Monitoring and Reporting
========================

As pipelines run, they generate status information and store it. The :py:class:`~pipeline.status.Status` object contains the specification of the exact information stored, but there are a few key fields that are important to consider for other parts of the pipeline.

Automatic monitoring requires the creation of a Sqlite database as mentioned in the :doc:`getting_started` section. However, for testing and possibly other purposes, it is possible to either disable logging (by setting the ``log_status`` flag to ``False``), or to send logging information to a different Sqlite database than the one specified in configuration (by setting ``conn`` to some other :py:class:`sqlite3.Connection` object).

Note:
    If you pass your own Sqlite connection, you are responsible for making sure that it is closed after the pipeline runs and has the ``status`` table configured with the proper schema. Using the connection created via the configuration will ensure everything is correct.

status
++++++

Status is a string that can be one of three things: ``new`` for pipelines that have just started to run, ``success`` for pipelines that have successfully completed, and ``error`` for pipelines that have unsuccessfully run. In the event that a pipeline has an ``error`` status, the Exception that was raised to break the pipeline will be attached to the string.

num_lines
+++++++++

This field holds the length of the ``data`` object that is eventually loaded into the final ``Loader`` destination. This can be helpful for tracking dataset growth over time, and possibly forecasting if different ETL pre-processing would be needed in order to keep up with the growth of the dataset.

input_checksum
++++++++++++++

One of the goals of the Pipeline is to avoid re-processing the same input data twice. In order to do this, a checksum of a file's contents is created when the pipeline loads. This checksum is an md5 hash of the file's contents, read in 8192-byte chunks (see :py:meth:`~pipeline.connectors.FileConnector.checksum_contents` for an example).

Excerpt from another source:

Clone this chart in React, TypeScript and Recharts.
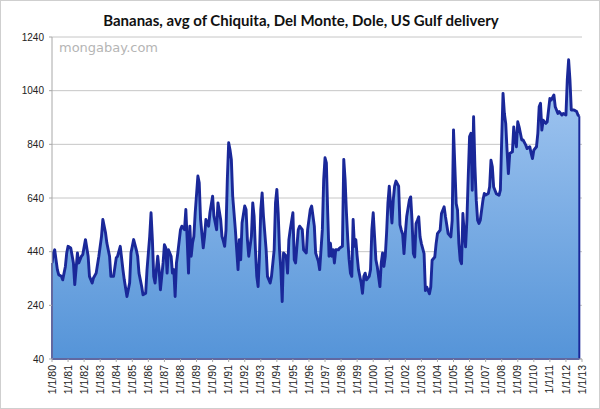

When a given pipeline is run again, it checks against the status table to see if a pipeline with the same name has an identical checksum. If it does, it raises a custom ``DuplicateFileException`` and halts.

Note:
    ``DuplicateFileException`` is thrown before a new Status object is created to represent a new pipeline. If you are seeing long gaps where you think new pipelines should be running, make sure that your source data is being updated properly.